ADHD Inattentive Type: Unlocking the Mysteries of Inattention
Attention Deficit Hyperactivity Disorder (ADHD) is a complex neurodevelopmental condition that affects millions of people all over the globe. Within the realm of ADHD, there are different subtypes based on which traits tend to show up most dominantly in a given person. In this article, we’ll cover the Predominantly Inattentive Type ADHD, which used to be called ADD. Kids and adults with this type tend to have challenges with attention and focus, and don’t experience the hyperactivity and impulsiveness that others might have.
Our Evolving Understanding
The journey of diagnosing and understanding the inattentive type has evolved over time. First, it was known as ADD (Attention Deficit Disorder). Then, it was later classified as ADHD-PI (Attention Deficit Hyperactivity Disorder, Predominantly Inattentive Type), which is a common name for the subtype today. You might also hear it shortened to “inattentive type ADHD” or something similar – these names have so many syllables, and we’re in favor of shortening things when we can (maybe because of our own ADHD, lol).
What Does Predominantly Inattentive Type ADHD Look Like?
People with ADHD Inattentive Type experience a variety of traits that can impact their daily lives. That’s true of everyone with ADHD, but the difference here is which symptoms in particular the person experiences. These symptoms are most prevalent when trying to conduct organized daily activities (think work, school, cleaning the house, etc). An example:
Struggling with tasks that require sustained focus
A teacher is expecting all 20 kids in their class to complete a 30-minute assignment. Someone with inattentive type ADHD might struggle to stay focused long enough to complete the assignment. Students with Inattentive ADHD can be just as successful as their neurotypical peers, but may need accommodations such as an environment modified to be less distracting, extra time to finish the assignment, permission to stand and stretch, or by breaking the assignment down into parts.
Without consideration or accommodations, the school environment can be tough on you or your child’s self esteem and education. Some of the other common symptoms of inattentive type ADHD include:
- Difficulties with organization
- Challenges with time management
- Frequently losing or misplacing things
Internally, both children and adults might feel overwhelmed and frustrated with cognitive tasks. They might find themselves daydreaming or spacing out, have trouble managing their thoughts and ideas, and describe themselves as scatterbrained.
We’ll cover ways to adjust your environment to be more accommodating to your, your loved one’s, or your client’s ADHD in other content. It’s important to remember that if you struggle to stay organized with your current organization system, you are not the problem! There hundreds of tools, strategies, and tips for ADHD that can help (many of which we cover in our blog).

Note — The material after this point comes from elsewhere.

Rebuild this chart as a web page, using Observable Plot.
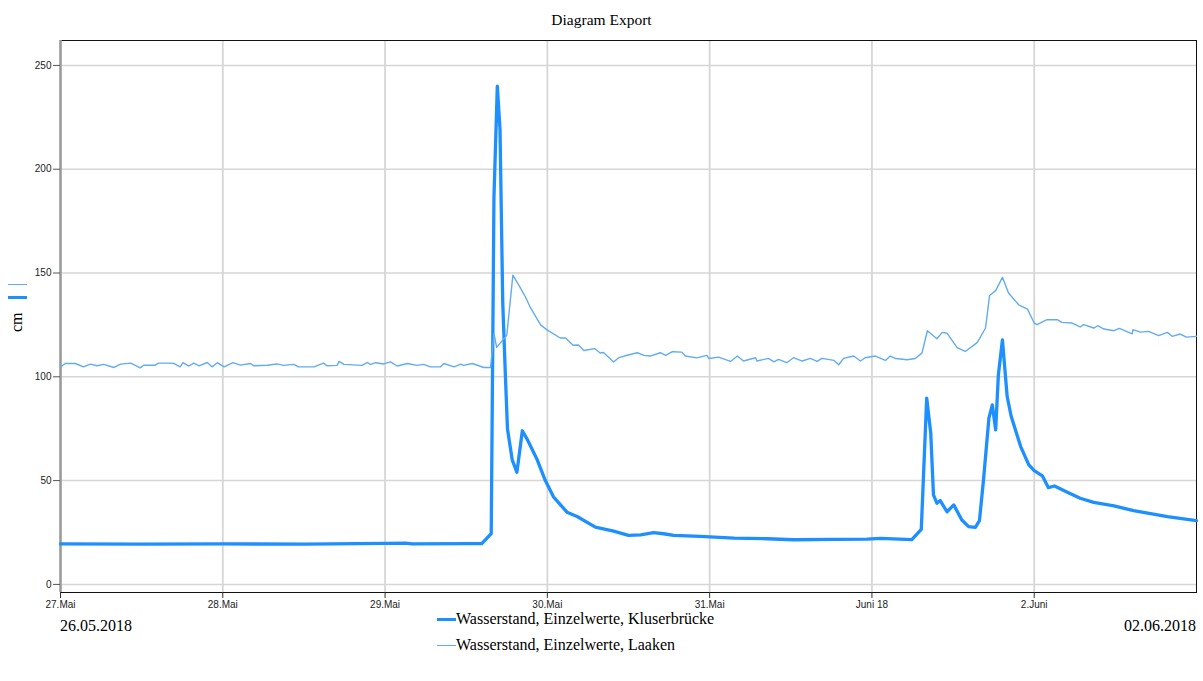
<!DOCTYPE html>
<html>
<head>
<meta charset="utf-8">
<script src="https://cdn.jsdelivr.net/npm/d3@7"></script>
<script src="https://cdn.jsdelivr.net/npm/@observablehq/plot@0.6"></script>
<style>
  html, body { margin: 0; padding: 0; background: #fff; }
  #wrap { position: relative; width: 1203px; height: 681px; overflow: hidden; }
  .serif { position: absolute; font-family: "Liberation Serif", "Times New Roman", serif; color: #000; white-space: nowrap; }
  .sw { position: absolute; height: 0; }
</style>
</head>
<body>
<div id="wrap">
  <div id="chart"></div>
  <div class="serif" style="left:0; width:1203px; top:11px; text-align:center; font-size:15.5px;">Diagram Export</div>
  <div class="sw" style="left:8px; width:19px; top:284px; border-top:1.4px solid #62acf0;"></div>
  <div class="sw" style="left:8px; width:19px; top:296px; border-top:3.5px solid #1e8fff;"></div>
  <div class="serif" style="left:6px; top:310px; font-size:16px; transform:rotate(-90deg); transform-origin:12px 10px;">cm</div>
  <div class="serif" style="left:60px; top:617px; font-size:16px;">26.05.2018</div>
  <div class="serif" style="right:7px; top:617px; font-size:16px;">02.06.2018</div>
  <div class="sw" style="left:437px; width:19px; top:618px; border-top:3.5px solid #1e8fff;"></div>
  <div class="serif" style="left:456px; top:610px; font-size:16px;">Wasserstand, Einzelwerte, Kluserbrücke</div>
  <div class="sw" style="left:437px; width:19px; top:645px; border-top:1.4px solid #62acf0;"></div>
  <div class="serif" style="left:456px; top:636px; font-size:16px;">Wasserstand, Einzelwerte, Laaken</div>
</div>
<script>
// hours after 27.05.2018 00:00 and water levels (cm)
const klusHours = [0, 12, 24, 36, 48, 51, 52, 60, 62.3, 63.7, 64.1, 64.6, 65, 65.4, 65.8, 66.1, 66.8, 67.5, 68.3, 69, 70.5, 71.7, 72.9, 74.9, 76.4, 79.1, 81.8, 84, 85.8, 87.7, 89.2, 90.7, 94.6, 99.6, 104.5, 108.4, 114.4, 119.3, 121.3, 125.9, 127.3, 128.1, 128.7, 129.1, 129.6, 130.1, 131.1, 132.1, 133.3, 134.3, 135.3, 135.9, 136.5, 137.3, 137.8, 138.3, 138.7, 139.3, 140, 140.6, 142, 143.2, 144, 145.2, 146.1, 147, 148.9, 150.8, 152.8, 155.8, 158.7, 163.7, 168];
const klusLevel = [19.5, 19.4, 19.5, 19.4, 19.8, 19.9, 19.5, 19.6, 19.6, 24.5, 186, 240, 219, 136, 100, 75, 60, 54, 74, 70, 60, 50, 42.2, 34.8, 32.7, 27.6, 25.7, 23.6, 23.9, 24.9, 24.4, 23.6, 23.1, 22.3, 22, 21.5, 21.7, 21.8, 22.2, 21.6, 26.5, 89.7, 72.8, 43.1, 39.1, 40.4, 35, 38.3, 31, 27.8, 27.5, 30.7, 50.3, 80.1, 86.5, 74.4, 101, 117.8, 90.5, 80.9, 66.4, 57.6, 54.8, 52.3, 46.6, 47.4, 44.4, 41.5, 39.5, 37.8, 35.5, 32.6, 30.7];

const laakenHours = [0, 0.7, 2.2, 3.4, 4.4, 5.4, 6.4, 7.9, 8.9, 10.4, 11.8, 12.3, 14, 14.5, 16, 16.8, 17.7, 18.1, 19, 19.7, 20.5, 21.7, 22.4, 23.2, 24.2, 25.5, 26.6, 28.1, 28.6, 30.6, 32, 33, 34.5, 35.2, 37.5, 38.9, 39.4, 40.9, 41.2, 41.9, 44.6, 45.4, 45.8, 46.6, 47.8, 48.8, 49.8, 51.3, 52.7, 53.7, 54.7, 56.2, 56.7, 58.2, 59.2, 59.6, 60.9, 62.6, 63.6, 64.1, 64.5, 66, 66.9, 67.8, 68.8, 69.5, 71, 72, 73.9, 74.7, 75.8, 76.6, 77.4, 79, 79.8, 80.3, 81.8, 82.5, 83.8, 85.3, 86.3, 87.2, 88.7, 89.5, 90.5, 91.9, 92.4, 94.1, 95.6, 95.9, 97.3, 99.1, 100.1, 101, 102.8, 103, 104.7, 105.5, 106.2, 107.4, 108.4, 109.7, 110.9, 111.9, 112.6, 114.4, 115.1, 115.8, 117.3, 118.3, 119, 120.5, 122, 122.7, 123.5, 125.2, 126.4, 127.4, 128.2, 129.6, 130.4, 131.1, 132.6, 133.8, 135.6, 136.8, 137.4, 138.3, 139.3, 140.2, 141.7, 143, 144, 144.4, 145.9, 147.4, 148.1, 149.6, 150.8, 151.3, 152.8, 153.4, 154.3, 155.8, 156.6, 158.5, 158.6, 159.7, 160.9, 162.4, 163.7, 164.4, 165.6, 166.5, 168];
const laakenLevel = [104.8, 106.4, 106.4, 104.8, 106.1, 105.3, 106, 104.5, 106.1, 106.6, 104.3, 105.6, 105.6, 106.6, 106.6, 106.4, 104.8, 106.8, 105.2, 106.6, 105.3, 106.9, 104.8, 106.8, 104.8, 106.8, 105.6, 106.4, 105.3, 105.6, 106.2, 105.5, 106, 104.8, 104.8, 106.6, 105.3, 105.5, 107.4, 106, 105.5, 106.9, 105.9, 106.8, 106.2, 107.2, 105.2, 106.4, 105.5, 106, 104.8, 104.8, 106.4, 104.8, 106.1, 105.5, 106.4, 104.5, 104.5, 120.9, 114.2, 120, 149, 144, 138.2, 133.3, 125, 122.5, 118.7, 118.7, 115.2, 115.3, 112.7, 113.6, 111.5, 111.7, 107.1, 109.1, 110.4, 111.6, 110.3, 110, 111.6, 110.3, 112.1, 111.9, 110, 109.1, 110.3, 108.8, 109.5, 107.4, 110, 107.6, 109.2, 107.6, 108.9, 107.2, 108.4, 106.8, 109.2, 107.6, 108.9, 107.4, 108.9, 107.9, 105.8, 108.9, 110, 107.6, 109.2, 110, 107.9, 110, 108.8, 108.2, 108.8, 111.4, 122.2, 118.3, 121.4, 121, 114.1, 112.2, 116.6, 123.5, 139.2, 141.5, 147.9, 140.4, 134.7, 132.6, 125.9, 125.1, 127.5, 127.5, 126.2, 125.9, 124, 125.1, 123.5, 124.6, 123, 122.2, 123.3, 120.7, 122.7, 121.5, 121.9, 119.8, 121.4, 119.5, 120.6, 119.1, 119.5];

const dayLabels = ["27.Mai", "28.Mai", "29.Mai", "30.Mai", "31.Mai", "Juni 18", "2.Juni"];
const yTicks = [0, 50, 100, 150, 200, 250];

const t0 = Date.UTC(2018, 4, 27);
const toDate = h => new Date(t0 + h * 3600e3);
const klus = klusHours.map((h, i) => ({t: toDate(h), v: klusLevel[i]}));
const laaken = laakenHours.map((h, i) => ({t: toDate(h), v: laakenLevel[i]}));
const dayTicks = dayLabels.map((_, i) => toDate(i * 24));
const labelOf = new Map(dayTicks.map((d, i) => [+d, dayLabels[i]]));

const chart = Plot.plot({
  width: 1203,
  height: 681,
  marginTop: 40,
  marginBottom: 89,
  marginLeft: 60,
  marginRight: 7,
  style: {fontFamily: "'Liberation Sans', Arial, sans-serif", fontSize: "10px", color: "#222", background: "#fff"},
  x: {type: "utc", domain: [toDate(0), toDate(168)]},
  y: {domain: [-3.9, 262]},
  marks: [
    Plot.gridY(yTicks, {stroke: "#d6d6d6", strokeOpacity: 1, strokeWidth: 1.5}),
    Plot.gridX(dayTicks, {stroke: "#d6d6d6", strokeOpacity: 1, strokeWidth: 1.8}),
    Plot.frame({stroke: "#111", strokeWidth: 1}),
    Plot.ruleX([toDate(0)], {stroke: "#9a9a9a", strokeWidth: 2.5}),
    Plot.axisY({ticks: yTicks, tickSize: 7, tickPadding: 2, stroke: "#555", fill: "#222", fontSize: 10, label: null}),
    Plot.axisX({ticks: dayTicks, tickFormat: d => labelOf.get(+d), tickSize: 6, tickPadding: 2, stroke: "#333", fill: "#222", fontSize: 10, label: null}),
    Plot.line(klus, {x: "t", y: "v", stroke: "#1e8fff", strokeWidth: 3.3, strokeLinejoin: "round"}),
    Plot.line(laaken, {x: "t", y: "v", stroke: "#62acf0", strokeWidth: 1.4, strokeLinejoin: "round"})
  ]
});
document.getElementById("chart").appendChild(chart);
</script>
</body>
</html>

Recognizing the Signs: Decoding the Impact of Inattention
Noticing and identifying the signs of ADHD, regardless of the subtype, is crucial for early intervention and support. It’s common for inattention to affect a person’s daily functioning, relationships, and academic or work performance. As a child grows up, it’s also important to note that symptoms may manifest differently as they become an adult. While children may have difficulties in school and social settings, adults may struggle with productivity, organization, and staying focused at work.

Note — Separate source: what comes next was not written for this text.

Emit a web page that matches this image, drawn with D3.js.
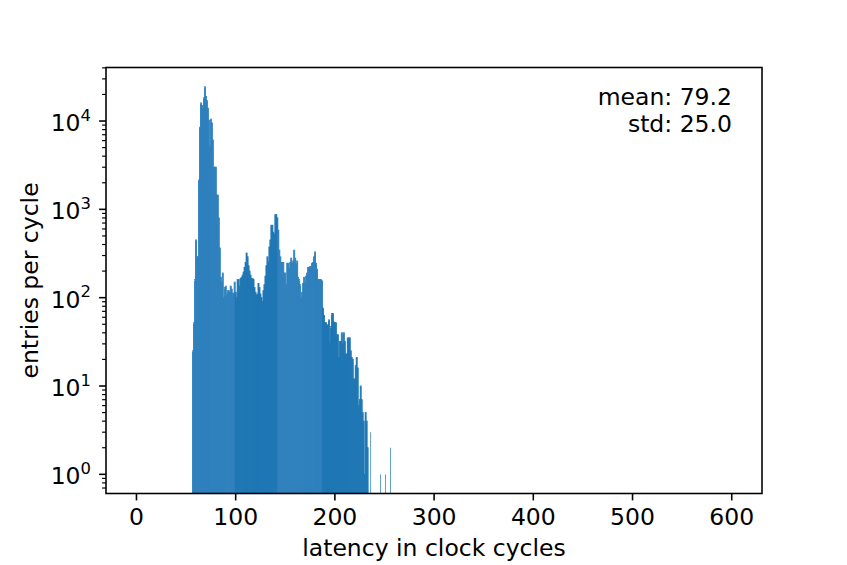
<!DOCTYPE html>
<html>
<head>
<meta charset="utf-8">
<script src="https://cdn.jsdelivr.net/npm/d3@7"></script>
<style>
body { margin: 0; background: #fff; }
text { font-family: "DejaVu Sans", sans-serif; }
</style>
</head>
<body>
<script>
// histogram of latency, one bin per clock cycle, starting at cycle 57
var firstBin = 57;
var counts = [
  25, 52, 160, 450, 290, 290, 2150, 8500, 16000, 15000,
  14000, 18300, 24400, 19000, 17000, 14000, 10200, 5200, 10500, 9500,
  6100, 3000, 3000, 3000, 1450, 1450, 800, 365, 170, 150,
  190, 100, 130, 135, 107, 120, 120, 115, 135, 125,
  112, 112, 150, 115, 100, 160, 160, 135, 165, 170,
  180, 195, 220, 250, 320, 290, 230, 200, 180, 165,
  165, 160, 130, 115, 107, 110, 145, 130, 110, 100,
  90, 120, 140, 175, 230, 290, 255, 375, 450, 660,
  660, 550, 520, 870, 870, 800, 580, 345, 290, 250,
  250, 250, 190, 190, 140, 245, 245, 215, 250, 280,
  245, 260, 345, 280, 240, 260, 170, 160, 140, 100,
  115, 145, 170, 145, 175, 190, 220, 220, 225, 225,
  245, 250, 290, 330, 245, 210, 160, 160, 160, 160,
  155, 76, 63, 52, 52, 49, 49, 56, 30, 47,
  66, 66, 53, 52, 52, 38, 38, 21, 32, 32,
  40, 30, 40, 32, 23, 23, 35, 35, 35, 25,
  21, 20, 12, 12, 17, 21, 16, 6, 7, 10,
  7, 5, 4, 1, 5, 4, 2, 0, 0, 3,
  0, 0, 0, 0, 0, 0, 0, 0, 0, 1,
  0, 0, 0, 0, 1, 0, 0, 0, 0, 2
];
var xTicks = [0, 100, 200, 300, 400, 500, 600];
var yDecades = [0, 1, 2, 3, 4];
var statLines = ["mean: 79.2", "std: 25.0"];

var bins = counts.map(function(c, i) { return { x0: firstBin + i, x1: firstBin + i + 1, n: c }; })
  .filter(function(d) { return d.n > 0; });

var W = 847, H = 565;
// note: "top" is taken by window.top, so the plot box uses its own names
var plotL = 106, plotR = 762, plotT = 67.5, plotB = 493.5;
var fs = 23.5;

var svg = d3.select("body").append("svg")
  .attr("width", W)
  .attr("height", H);

var x = d3.scaleLinear().domain([-30.2, 631]).range([plotL, plotR]);
var y = d3.scaleLog().domain([Math.pow(10, -0.217), Math.pow(10, 4.606)]).range([plotB, plotT]);

// the shade bands come from how the thin bars were rasterised in the original
function barFill(d) {
  if (d.x0 >= 234) return "#5e9ecf";
  if (d.x0 < 100 || (d.x0 >= 143 && d.x0 < 188)) return "#2f81bd";
  return "#1f77b4";
}

svg.append("g").selectAll("rect")
  .data(bins)
  .enter()
  .append("rect")
  .attr("x", function(d) { return x(d.x0); })
  .attr("y", function(d) { return y(d.n); })
  .attr("width", function(d) { return x(d.x1) - x(d.x0); })
  .attr("height", function(d) { return plotB - y(d.n); })
  .attr("fill", barFill)
  // neighbouring bars overlap a little so no white seams show between them
  .attr("stroke", function(d) { return d.x0 < 234 ? barFill(d) : "none"; })
  .attr("stroke-width", 0.9);

// x axis
var xAxis = svg.append("g")
  .attr("transform", "translate(0," + plotB + ")")
  .call(d3.axisBottom(x).tickValues(xTicks).tickSize(6.9).tickPadding(6.9).tickFormat(d3.format("d")));
xAxis.select(".domain").remove();
xAxis.selectAll("line").attr("stroke", "#000").attr("stroke-width", 1.57);
xAxis.selectAll("text").attr("font-size", fs).attr("fill", "#000")
  .attr("font-family", "DejaVu Sans").attr("dy", "0.76em");

// y axis, minor ticks first
var minor = [];
for (var e = -1; e <= 4; e++) {
  for (var m = 2; m <= 9; m++) {
    var v = m * Math.pow(10, e);
    if (v >= y.domain()[0] && v <= y.domain()[1]) minor.push(v);
  }
}
svg.append("g").selectAll("line")
  .data(minor)
  .enter()
  .append("line")
  .attr("x1", plotL - 3.9).attr("x2", plotL)
  .attr("y1", function(d) { return y(d); })
  .attr("y2", function(d) { return y(d); })
  .attr("stroke", "#000").attr("stroke-width", 1.18);

var yAxis = svg.append("g").attr("transform", "translate(" + plotL + ",0)");
yAxis.selectAll("line")
  .data(yDecades)
  .enter()
  .append("line")
  .attr("x1", -6.9).attr("x2", 0)
  .attr("y1", function(d) { return y(Math.pow(10, d)); })
  .attr("y2", function(d) { return y(Math.pow(10, d)); })
  .attr("stroke", "#000").attr("stroke-width", 1.57);

var yLab = yAxis.selectAll("text")
  .data(yDecades)
  .enter()
  .append("text")
  .attr("x", -15)
  .attr("y", function(d) { return y(Math.pow(10, d)) + 10; })
  .attr("text-anchor", "end")
  .attr("font-size", fs);
yLab.append("tspan").text("10");
yLab.append("tspan").attr("dy", -10.5).attr("font-size", fs * 0.7).text(function(d) { return d; });

// frame
svg.append("rect")
  .attr("x", plotL).attr("y", plotT)
  .attr("width", plotR - plotL).attr("height", plotB - plotT)
  .attr("fill", "none").attr("stroke", "#000").attr("stroke-width", 1.57);

// labels
svg.append("text")
  .attr("x", (plotL + plotR) / 2).attr("y", 556)
  .attr("text-anchor", "middle").attr("font-size", fs)
  .text("latency in clock cycles");

svg.append("text")
  .attr("transform", "translate(38," + (plotT + plotB) / 2 + ") rotate(-90)")
  .attr("text-anchor", "middle").attr("font-size", fs)
  .text("entries per cycle");

svg.append("g").selectAll("text")
  .data(statLines)
  .enter()
  .append("text")
  .attr("x", 732)
  .attr("y", function(d, i) { return 105 + i * 27; })
  .attr("text-anchor", "end").attr("font-size", fs)
  .text(function(d) { return d; });
</script>
</body>
</html>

Seeking Professional Evaluation: Finding Clarity in Diagnosis
If you suspect that you or your loved one may have ADHD Inattentive Type, seeking professional evaluation can empower you to understand yourself better and receive treatment. Consult a healthcare professional, such as a doctor, psychologist, or psychiatrist, who specializes in ADHD. They will conduct a comprehensive assessment, which may include interviews, questionnaires, and observations, to reach an accurate diagnosis. Collaboration between the individual, their caregivers, and healthcare providers is key in this process.
Treatment Options and Support
Treatment approaches for ADHD Inattentive Type typically involve a combination of strategies tailored to each individual’s needs. Medication, including both stimulants and non-stimulants, can help manage symptoms. Behavioral therapies like cognitive-behavioral therapy (CBT) and psychoeducation provide valuable tools for coping with inattention. Since ADHD is a condition that describes the way someone’s brain works and isn’t something that can be “cured” (not that we would want it to be!), reasonable accommodations and support plans at school and work are also a valuable tool.
ADHD Strengths and Superpowers
A person with undiagnosed ADHD Inattentive Type will sometimes struggle with things that neurotypical people find easy. It’s a slippery slope that can lead to other struggles like self image, confidence etc. But there are also many rare and wonderful things about ADHD! Creative problem solving, a fantastic sense of humor, and the ability to hyperfocus are just a few gifts that those of us with ADHD get to appreciate and love about ourselves. Our neurodivergence is a key part of who we are – both the challenges and the gifts (and the gifts are pretty sweet if we do say so ourselves.)
To learn more, check out our next article about Predominantly Hyperactive Type ADHD for a comprehensive understanding of the different subtypes and their management strategies. Knowledge is power in the journey of ADHD!
Remember, you have the power to unlock your potential and thrive with ADHD Inattentive Type. Seek help, embrace understanding, and never forget that you are capable of greatness.